Just then he saw Meghan Taggert, escorted by a hotel security guard, leave the hotel through a service entrance door and walk toward the cab. The guard was carrying a small overnight bag. The cabdriver got out, put the bag in the trunk, and-after she shook hands with the guard-Meghan got into the cab.
Frederick noted the cab number, then moved a little farther down the street.
His heart was beating faster now, the thrill of taking up the hunt in earnest singing through every nerve. The cab came out of the alley and moved down the street, nothing indicating a fear of pursuit.
“That’s where you’re wrong, you fucking idiots. I’m after you now!”
He pulled smoothly and slowly away from the curb, following at a discreet distance. He nearly lost them once, then saw that they were getting on to Interstate 40. It was easier for Frederick to hide the Bronco in the freeway traffic, and there were few taxis on it. He smiled and hummed the William Tell Overture.

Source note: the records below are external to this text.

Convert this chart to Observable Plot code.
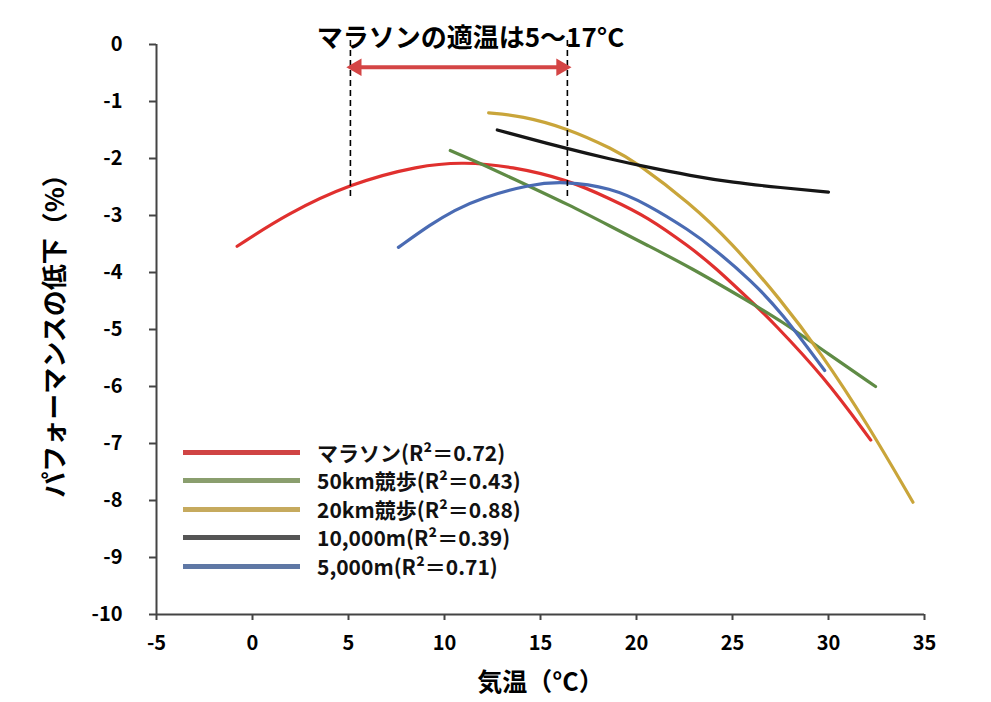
<!DOCTYPE html>
<html><head><meta charset="utf-8">
<script src="https://cdn.jsdelivr.net/npm/d3@7"></script>
<script src="https://cdn.jsdelivr.net/npm/@observablehq/plot@0.6"></script>
<style>
body{margin:0;background:#fff;}
#wrap{position:relative;width:991px;height:702px;font-family:'Noto Sans CJK JP',sans-serif;}
#legend{position:absolute;left:183px;top:438px;font-weight:bold;font-size:21px;color:#111;line-height:1;}
.row{display:flex;align-items:center;height:28.5px;white-space:nowrap;}
.sw{width:117px;height:5px;margin-right:17px;}
</style></head><body><div id="wrap"><div id="legend"></div></div>
<script>
// ---- data ----
const seriesNames = ["marathon", "walk50", "walk20", "run10000", "run5000"];
const seriesLabels = ["マラソン(R²＝0.72)", "50km競歩(R²＝0.43)", "20km競歩(R²＝0.88)", "10,000m(R²＝0.39)", "5,000m(R²＝0.71)"];
const lineColors = ["#e0302e", "#5f8b45", "#c9a53a", "#161616", "#4a6bb3"];
const legendColors = ["#d04444", "#8a9e6e", "#c6aa5e", "#555555", "#5f78a5"];

const marathon = [[-0.8,-3.54],[1.8,-2.97],[5.1,-2.44],[8.7,-2.12],[11,-2.06],[13.5,-2.14],[16.4,-2.37],[18.65,-2.71],[20.55,-3.02],[22.8,-3.56],[24,-3.88],[26.3,-4.61],[27,-4.84],[29.75,-5.82],[32.2,-6.94]];
const walk50 = [[10.3,-1.86],[11.9,-2.09],[14.3,-2.47],[16.4,-2.8],[18.65,-3.19],[20.55,-3.52],[22.8,-3.91],[25.8,-4.5],[27.5,-4.84],[30,-5.43],[32.45,-6.0]];
const walk20 = [[12.3,-1.2],[14,-1.25],[16.4,-1.47],[18.8,-1.84],[20,-2.07],[22.8,-2.79],[24.9,-3.46],[27.5,-4.47],[29.6,-5.41],[32,-6.64],[34.4,-8.03]];
const run10000 = [[12.75,-1.5],[16.4,-1.83],[18.65,-2.01],[20.55,-2.15],[22.8,-2.3],[25,-2.42],[27.5,-2.51],[30,-2.59]];
const run5000 = [[7.6,-3.56],[9.3,-3.15],[10.5,-2.91],[11.9,-2.69],[14.5,-2.45],[16.2,-2.4],[18.65,-2.51],[20.55,-2.8],[22.8,-3.27],[24,-3.57],[26,-4.15],[27.5,-4.68],[29.8,-5.72]];
const seriesData = [marathon, walk50, walk20, run10000, run5000];

const xTicks = [-5, 0, 5, 10, 15, 20, 25, 30, 35];
const yTicks = [0, -1, -2, -3, -4, -5, -6, -7, -8, -9, -10];

const titleText = "マラソンの適温は5〜17°C";
const xTitle = "気温（°C）";
const yTitle = "パフォーマンスの低下（%）";
const rangeLo = 5.1, rangeHi = 16.4;
const arrowY = -0.4, dashTop = 0.07, dashBottom = -2.68;

// ---- build ----
const rows = seriesData.flatMap((pts, i) => pts.map(([x, y]) => ({series: seriesNames[i], x, y})));
const font = "'Noto Sans CJK JP', sans-serif";

const plot = Plot.plot({
  width: 991, height: 702,
  marginLeft: 156, marginRight: 67, marginTop: 44, marginBottom: 88,
  style: {fontFamily: font, fontSize: "20px", fontWeight: "bold", background: "white", color: "#000"},
  x: {domain: [-5, 35], label: null},
  y: {domain: [-10, 0], label: null},
  color: {domain: seriesNames, range: lineColors},
  marks: [
    Plot.axisX({ticks: xTicks, tickSize: 6, tickPadding: 15, tickFormat: d => String(d), stroke: "#444", strokeWidth: 2, fill: "#000", label: null}),
    Plot.axisY({ticks: yTicks, tickSize: 7, tickPadding: 27, tickFormat: d => String(d), stroke: "#444", strokeWidth: 2, fill: "#000", label: null}),
    Plot.ruleX([-5], {y1: -10, y2: 0, stroke: "#444", strokeWidth: 2}),
    Plot.ruleY([-10], {x1: -5, x2: 35, stroke: "#444", strokeWidth: 2}),
    Plot.line(rows, {x: "x", y: "y", z: "series", stroke: "series", curve: "basis", strokeWidth: 3.2}),
    Plot.ruleX([rangeLo, rangeHi], {y1: dashTop, y2: dashBottom, stroke: "#000", strokeWidth: 1.6, strokeDasharray: "6,4"}),
    Plot.ruleY([arrowY], {x1: rangeLo, x2: rangeHi, stroke: "#d44545", strokeWidth: 4, insetLeft: 8, insetRight: 8}),
    Plot.dot([{x: rangeHi, y: arrowY}], {x: "x", y: "y", symbol: "triangle", r: 6.5, fill: "#d44545", stroke: null, rotate: 90, dx: -6}),
    Plot.dot([{x: rangeLo, y: arrowY}], {x: "x", y: "y", symbol: "triangle", r: 6.5, fill: "#d44545", stroke: null, rotate: -90, dx: 6}),
    Plot.text([titleText], {frameAnchor: "top", textAnchor: "middle", dx: -70, dy: -6, fontSize: 26, fontWeight: "bold", fill: "#000", lineAnchor: "middle"}),
    Plot.text([xTitle], {frameAnchor: "bottom", textAnchor: "middle", dy: 68, fontSize: 25, fontWeight: "bold", fill: "#000", lineAnchor: "middle"}),
    Plot.text([yTitle], {frameAnchor: "left", textAnchor: "middle", dx: -101, rotate: -90, fontSize: 26, fontWeight: "bold", fill: "#000", lineAnchor: "middle"})
  ]
});

const wrap = document.getElementById("wrap");
wrap.insertBefore(plot, wrap.firstChild);
const legend = document.getElementById("legend");
seriesLabels.forEach((lab, i) => {
  const row = document.createElement("div");
  row.className = "row";
  const sw = document.createElement("div");
  sw.className = "sw";
  sw.style.background = legendColors[i];
  const t = document.createElement("span");
  t.textContent = lab;
  row.appendChild(sw); row.appendChild(t);
  legend.appendChild(row);
});
</script></body></html>
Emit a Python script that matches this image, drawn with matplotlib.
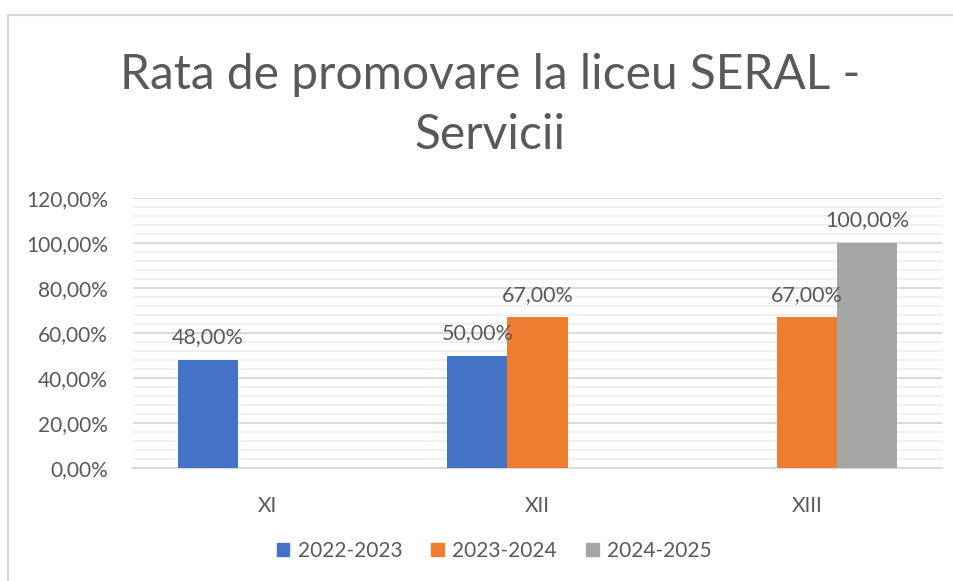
import numpy as np
import matplotlib.pyplot as plt
from matplotlib.patches import Rectangle, Patch
import matplotlib.ticker as ticker

# ── Date ─────────────────────────────────────────────────────────────────────
clase = ["XI", "XII", "XIII"]
ani = ["2022-2023", "2023-2024", "2024-2025"]
rata_2022 = [0.48, 0.50, np.nan]
rata_2023 = [np.nan, 0.67, 0.67]
rata_2024 = [np.nan, np.nan, 1.00]
culori = ["#4472C4", "#ED7D31", "#A5A5A5"]

plt.rcParams["font.family"] = ["Lato", "DejaVu Sans"]
TEXT = "#595959"

fig = plt.figure(figsize=(9.54, 5.81), dpi=100)
ax = fig.add_axes([133 / 954, 1 - 468 / 581, (942 - 133) / 954, (468 - 198) / 581])

# chenar al graficului (ca in Excel)
fig.patches.append(Rectangle((8 / 954, -0.1), 1.2, 1 - 15 / 581 + 0.1,
                             transform=fig.transFigure, fill=False,
                             edgecolor="#d9d9d9", linewidth=1.5))

x = np.arange(len(clase))
w = 0.223
for i, (vals, col) in enumerate(zip([rata_2022, rata_2023, rata_2024], culori)):
    pos = x + (i - 1) * w
    for xp, v in zip(pos, vals):
        if np.isnan(v):
            continue
        ax.bar(xp, v, width=w, color=col, zorder=3)
        ax.annotate(f"{v * 100:.2f}%".replace(".", ","), (xp, v),
                    xytext=(0, 9), textcoords="offset points",
                    ha="center", va="bottom", fontsize=15.5, color=TEXT, zorder=4)

ax.set_xlim(-0.5, 2.5)
ax.set_ylim(0, 1.2)
ax.yaxis.set_major_locator(ticker.MultipleLocator(0.2))
ax.yaxis.set_minor_locator(ticker.MultipleLocator(0.04))
ax.yaxis.set_major_formatter(ticker.FuncFormatter(
    lambda v, p: f"{v * 100:.2f}%".replace(".", ",")))
ax.grid(axis="y", which="major", color="#d9d9d9", linewidth=1.4, zorder=0)
ax.grid(axis="y", which="minor", color="#f0f0f0", linewidth=1.4, zorder=0)
ax.set_xticks(x)
ax.set_xticklabels(clase)
ax.tick_params(axis="both", which="both", length=0, labelsize=15, labelcolor=TEXT)
ax.tick_params(axis="y", pad=18)
ax.tick_params(axis="x", pad=20)
for s in ["top", "right", "left"]:
    ax.spines[s].set_visible(False)
ax.spines["bottom"].set_color("#d9d9d9")
ax.spines["bottom"].set_linewidth(1.4)

fig.text(0.514, 1 - 75 / 581, "Rata de promovare la liceu SERAL -",
         ha="center", va="center", fontsize=34.5, color=TEXT)
fig.text(0.514, 1 - 135 / 581, "Servicii",
         ha="center", va="center", fontsize=34.5, color=TEXT)

handles = [Patch(color=c, label=a) for c, a in zip(culori, ani)]
leg = fig.legend(handles=handles, loc="center", bbox_to_anchor=(0.518, 1 - 551 / 581),
                 ncol=3, frameon=False, fontsize=15, handlelength=0.6,
                 handleheight=0.6, handletextpad=0.4, columnspacing=1.4)
for t in leg.get_texts():
    t.set_color(TEXT)

fig.savefig("out.png", dpi=100)
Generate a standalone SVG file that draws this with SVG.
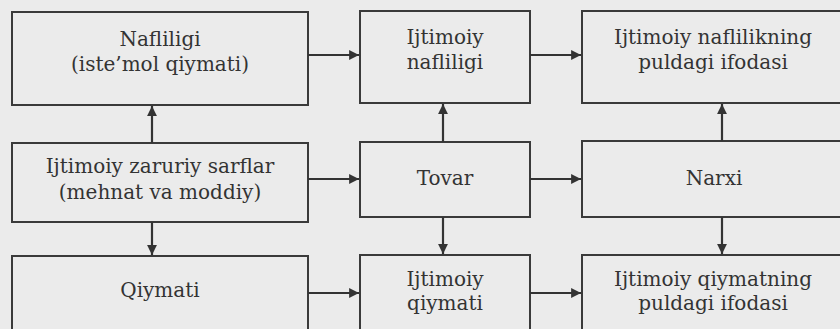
<svg xmlns="http://www.w3.org/2000/svg" width="840" height="329" viewBox="0 0 840 329">
<defs>
<style>
.box{fill:#ebebeb;stroke:#3a3a3a;stroke-width:2}
text{font-family:'DejaVu Serif','Liberation Serif',serif;font-size:20px;fill:#333;text-anchor:middle}
.c{stroke:#333;stroke-width:2.2;fill:none}
</style>
<marker id="ah" viewBox="0 0 10 10" refX="10" refY="5" markerWidth="4.5" markerHeight="4.5" orient="auto" markerUnits="strokeWidth">
<path d="M0,0 L10,5 L0,10 z" fill="#333"/>
</marker>
</defs>
<rect width="840" height="329" fill="#ebebeb"/>
<g id="n1"><rect class="box" x="12" y="12" width="296" height="93"/><text x="160" y="46">Nafliligi</text><text x="160" y="71">(iste’mol qiymati)</text></g>
<g id="n2"><rect class="box" x="360" y="11" width="170" height="92"/><text x="445" y="44">Ijtimoiy</text><text x="445" y="69">nafliligi</text></g>
<g id="n3"><rect class="box" x="582" y="11" width="264" height="92"/><text x="713" y="44">Ijtimoiy naflilikning</text><text x="713" y="69">puldagi ifodasi</text></g>
<g id="n4"><rect class="box" x="12" y="143" width="296" height="79"/><text x="160" y="173">Ijtimoiy zaruriy sarflar</text><text x="160" y="199">(mehnat va moddiy)</text></g>
<g id="n5"><rect class="box" x="360" y="142" width="170" height="75"/><text x="445" y="185">Tovar</text></g>
<g id="n6"><rect class="box" x="582" y="141" width="264" height="76"/><text x="714" y="185">Narxi</text></g>
<g id="n7"><rect class="box" x="12" y="256" width="296" height="80"/><text x="160" y="297">Qiymati</text></g>
<g id="n8"><rect class="box" x="360" y="255" width="170" height="81"/><text x="445" y="286">Ijtimoiy</text><text x="445" y="310">qiymati</text></g>
<g id="n9"><rect class="box" x="582" y="255" width="264" height="81"/><text x="713" y="286">Ijtimoiy qiymatning</text><text x="713" y="310">puldagi ifodasi</text></g>
<g id="connectors">
<line class="c" x1="308" y1="55" x2="359" y2="55" marker-end="url(#ah)"/>
<line class="c" x1="530" y1="55" x2="581" y2="55" marker-end="url(#ah)"/>
<line class="c" x1="308" y1="179" x2="359" y2="179" marker-end="url(#ah)"/>
<line class="c" x1="530" y1="179" x2="581" y2="179" marker-end="url(#ah)"/>
<line class="c" x1="308" y1="293" x2="359" y2="293" marker-end="url(#ah)"/>
<line class="c" x1="530" y1="293" x2="581" y2="293" marker-end="url(#ah)"/>
<line class="c" x1="152" y1="143" x2="152" y2="106" marker-end="url(#ah)"/>
<line class="c" x1="152" y1="222" x2="152" y2="255" marker-end="url(#ah)"/>
<line class="c" x1="443" y1="142" x2="443" y2="104" marker-end="url(#ah)"/>
<line class="c" x1="443" y1="217" x2="443" y2="254" marker-end="url(#ah)"/>
<line class="c" x1="722" y1="141" x2="722" y2="104" marker-end="url(#ah)"/>
<line class="c" x1="722" y1="217" x2="722" y2="254" marker-end="url(#ah)"/>
</g>
</svg>
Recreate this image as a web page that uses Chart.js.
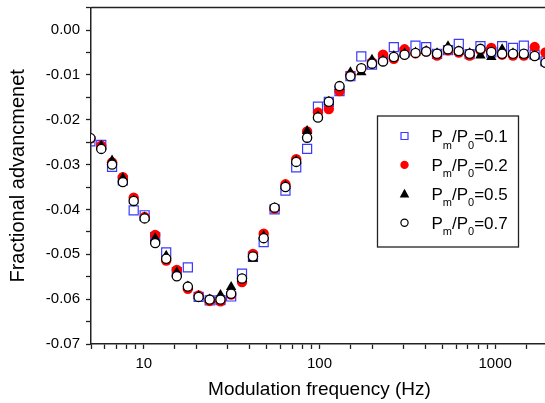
<!DOCTYPE html>
<html>
<head>
<meta charset="utf-8">
<script src="https://cdn.jsdelivr.net/npm/chart.js@4.4.1/dist/chart.umd.min.js"></script>
<style>
body{margin:0;background:#fff;overflow:hidden}
#wrap{width:556px;height:403px;position:relative}
</style>
</head>
<body>
<div id="wrap"><canvas id="myChart"></canvas></div>
<script>
// modulation frequency (Hz), same for all four runs
var freq = [4.96, 5.72, 6.59, 7.59, 8.75, 10.1, 11.6, 13.4, 15.4, 17.8,
            20.5, 23.7, 27.3, 31.4, 36.2, 41.8, 48.1, 55.5, 64.0, 73.7,
            85.0, 98.0, 113, 130, 150, 173, 199, 230, 265, 305,
            352, 405, 467, 539, 621, 716, 825, 951, 1096, 1264,
            1457, 1679, 1936];

// Pm/P0 = 0.1
var ratio01 = [-0.0248, -0.0256, -0.0305, -0.0335, -0.0402, -0.0413, -0.0462, -0.0496, -0.0540, -0.0529,
               -0.0595, -0.0603, -0.0602, -0.0594, -0.0543, -0.0505, -0.0473, -0.0400, -0.0358, -0.0306,
               -0.0265, -0.0171, -0.0160, -0.0136, -0.0103, -0.0059, -0.0077, -0.0062, -0.0038, -0.0050,
               -0.0035, -0.0038, -0.0053, -0.0045, -0.0031, -0.0054, -0.0036, -0.0050, -0.0036, -0.0040,
               -0.0035, -0.0055, -0.0070];
// Pm/P0 = 0.2
var ratio02 = [-0.0242, -0.0258, -0.0295, -0.0328, -0.0374, -0.0417, -0.0457, -0.0514, -0.0535, -0.0577,
               -0.0592, -0.0604, -0.0605, -0.0590, -0.0562, -0.0499, -0.0454, -0.0398, -0.0344, -0.0288,
               -0.0226, -0.0184, -0.0176, -0.0136, -0.0100, -0.0086, -0.0072, -0.0055, -0.0064, -0.0043,
               -0.0052, -0.0048, -0.0057, -0.0045, -0.0050, -0.0057, -0.0045, -0.0040, -0.0055, -0.0057,
               -0.0057, -0.0038, -0.0050];
// Pm/P0 = 0.5
var ratio05 = [-0.0240, -0.0258, -0.0291, -0.0330, -0.0380, -0.0418, -0.0464, -0.0503, -0.0540, -0.0572,
               -0.0593, -0.0601, -0.0591, -0.0573, -0.0555, -0.0510, -0.0459, -0.0397, -0.0348, -0.0292,
               -0.0225, -0.0192, -0.0160, -0.0127, -0.0094, -0.0094, -0.0066, -0.0068, -0.0058, -0.0052,
               -0.0050, -0.0047, -0.0052, -0.0036, -0.0048, -0.0052, -0.0057, -0.0060, -0.0043, -0.0052,
               -0.0055, -0.0058, -0.0072];
// Pm/P0 = 0.7
var ratio07 = [-0.0241, -0.0265, -0.0300, -0.0339, -0.0381, -0.0420, -0.0475, -0.0510, -0.0549, -0.0572,
               -0.0595, -0.0601, -0.0601, -0.0588, -0.0554, -0.0505, -0.0464, -0.0396, -0.0350, -0.0294,
               -0.0240, -0.0195, -0.0160, -0.0125, -0.0103, -0.0085, -0.0075, -0.0070, -0.0060, -0.0055,
               -0.0051, -0.0048, -0.0053, -0.0043, -0.0047, -0.0053, -0.0042, -0.0049, -0.0053, -0.0053,
               -0.0053, -0.0058, -0.0073];

var seriesNames = ['0.1', '0.2', '0.5', '0.7'];
var xTickLabels = [10, 100, 1000];

var FONT = '"Liberation Sans", Arial, sans-serif';

function pts(ys){
    return freq.map(function(f, i){ return {x: f, y: ys[i]}; });
}

// frame line along the top of the plot
var topBorder = {
    id: 'topBorder',
    afterDraw: function(chart){
        var a = chart.chartArea, ctx = chart.ctx;
        ctx.save();
        ctx.strokeStyle = '#222';
        ctx.lineWidth = 1.5;
        ctx.beginPath();
        ctx.moveTo(a.left, a.top);
        ctx.lineTo(a.right + 2, a.top);
        ctx.stroke();
        ctx.restore();
    }
};

function drawMarker(ctx, style, x, y, r){
    ctx.beginPath();
    if(style == 'rect'){
        ctx.rect(x - r, y - r, 2*r, 2*r);
        ctx.stroke();
    } else if(style == 'dot'){
        ctx.arc(x, y, r, 0, Math.PI*2);
        ctx.fill();
    } else if(style == 'triangle'){
        ctx.moveTo(x, y - r);
        ctx.lineTo(x + r*0.95, y + r*0.75);
        ctx.lineTo(x - r*0.95, y + r*0.75);
        ctx.closePath();
        ctx.fill();
    } else {
        ctx.arc(x, y, r, 0, Math.PI*2);
        ctx.fill();
        ctx.stroke();
    }
}

// legend box with subscripted labels
var pmLegend = {
    id: 'pmLegend',
    afterDraw: function(chart){
        var ctx = chart.ctx;
        var bx = 377.5, by = 116, bw = 141, bh = 131;
        ctx.save();
        ctx.fillStyle = '#fff';
        ctx.fillRect(bx, by, bw, bh);
        ctx.strokeStyle = '#222';
        ctx.lineWidth = 1.3;
        ctx.strokeRect(bx, by, bw, bh);

        var styles = ['rect', 'dot', 'triangle', 'open'];
        var fills = ['#fff', '#ff0000', '#000', '#fff'];
        var strokes = ['#3a3aff', '#ff0000', '#000', '#000'];
        var sizes = [3.5, 4.2, 5, 3.6];
        for(var i = 0; i < seriesNames.length; i++){
            var cy = 136 + i*28.9;
            ctx.fillStyle = fills[i];
            ctx.strokeStyle = strokes[i];
            ctx.lineWidth = 1.2;
            drawMarker(ctx, styles[i], 404.5, cy, sizes[i]);

            var x = 431.5, base = cy + 6;
            ctx.fillStyle = '#000';
            ctx.textBaseline = 'alphabetic';
            var parts = [['P', 0, 17], ['m', 6.5, 11], ['/P', 0, 17], ['0', 6.5, 11], ['=' + seriesNames[i], 0, 17]];
            parts.forEach(function(p){
                ctx.font = p[2] + 'px ' + FONT;
                ctx.fillText(p[0], x, base + p[1]);
                x += ctx.measureText(p[0]).width;
            });
        }
        ctx.restore();
    }
};

var ctx = document.getElementById('myChart').getContext('2d');

var chart = new Chart(ctx, {
    type: 'scatter',
    data: {
        datasets: [
            { label: 'Pm/P0=0.1', data: pts(ratio01), pointStyle: 'rect', pointRadius: 6.4,
              borderColor: '#3a3aff', backgroundColor: 'rgba(255,255,255,0)', borderWidth: 1.2, order: 4, clip: 0 },
            { label: 'Pm/P0=0.2', data: pts(ratio02), pointStyle: 'circle', pointRadius: 5.2,
              borderColor: '#ff0000', backgroundColor: '#ff0000', borderWidth: 0, order: 3, clip: 0 },
            { label: 'Pm/P0=0.5', data: pts(ratio05), pointStyle: 'triangle', pointRadius: 6,
              borderColor: '#000', backgroundColor: '#000', borderWidth: 0, order: 2, clip: 0 },
            { label: 'Pm/P0=0.7', data: pts(ratio07), pointStyle: 'circle', pointRadius: 4.6,
              borderColor: '#000', backgroundColor: '#fff', borderWidth: 1.3, order: 1, clip: 0 }
        ]
    },
    options: {
        responsive: true,
        maintainAspectRatio: false,
        animation: false,
        layout: { padding: { left: 0, right: 8, top: 5, bottom: 0 } },
        plugins: {
            legend: { display: false },
            tooltip: { enabled: false }
        },
        scales: {
            x: {
                type: 'logarithmic',
                min: 5,
                max: 2000,
                ticks: {
                    autoSkip: false,
                    maxRotation: 0,
                    color: '#000',
                    padding: 6,
                    font: { family: FONT, size: 15 },
                    callback: function(v){
                        for(var i = 0; i < xTickLabels.length; i++){
                            if(Math.abs(v - xTickLabels[i]) < 1e-6) return String(xTickLabels[i]);
                        }
                        return '';
                    }
                },
                grid: { drawOnChartArea: false, tickLength: 5, tickColor: '#222', tickWidth: 1.3 },
                border: { color: '#222', width: 1.5 },
                title: { display: true, text: 'Modulation frequency (Hz)', color: '#000',
                         font: { family: FONT, size: 19 }, padding: { top: 0, bottom: 2 } },
                afterFit: function(s){ s.height = 59; s.paddingLeft = 0; s.paddingRight = 0; }
            },
            y: {
                min: -0.07,
                max: 0.005,
                ticks: {
                    stepSize: 0.005,
                    color: '#000',
                    padding: 6,
                    font: { family: FONT, size: 15 },
                    callback: function(v){
                        var c = v * 100;
                        if(Math.abs(c - Math.round(c)) < 1e-6) return (Math.round(c) / 100).toFixed(2);
                        return '';
                    }
                },
                grid: { drawOnChartArea: false, tickLength: 5, tickColor: '#222', tickWidth: 1.3 },
                border: { color: '#222', width: 1.5 },
                title: { display: true, text: 'Fractional advancmenet', color: '#000',
                         font: { family: FONT, size: 20 }, padding: { top: 6, bottom: 0 } },
                afterFit: function(s){
                    s.width = 91;
                    // labels never reach the frame, so no extra room above or below
                    s.paddingTop = 0;
                    s.paddingBottom = 0;
                }
            }
        }
    },
    plugins: [topBorder, pmLegend]
});
</script>
</body>
</html>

The cab exited on Tramway Boulevard. Frederick stayed farther back now but had no difficulty keeping the cab in sight. When it pulled into the Sandia Peak Tramway parking lot, he kept driving. He waited, found a place to park along the road, and pulled out a set of high-powered binoculars.
The cab pulled into a passenger unloading area. As the driver got out to retrieve the bag, both Meghan and the male passenger exited. A burly man with graying sideburns-not Gabe.
The truth was instantly clear to Frederick. Meghan was going up to the mountains to this big dude’s cabin, where he was going to fuck her brains out. Obviously the guy was married and cheating on his wife with Meghan, or they wouldn’t have met behind the hotel. It was really sordid. Frederick had a hard on thinking about it.
He decided that he’d let the man take her up there, let them start to drink a little, let them get naked, and then he’d give the big old dude the last surprise of his life. For Meghan, he had many other surprises in store.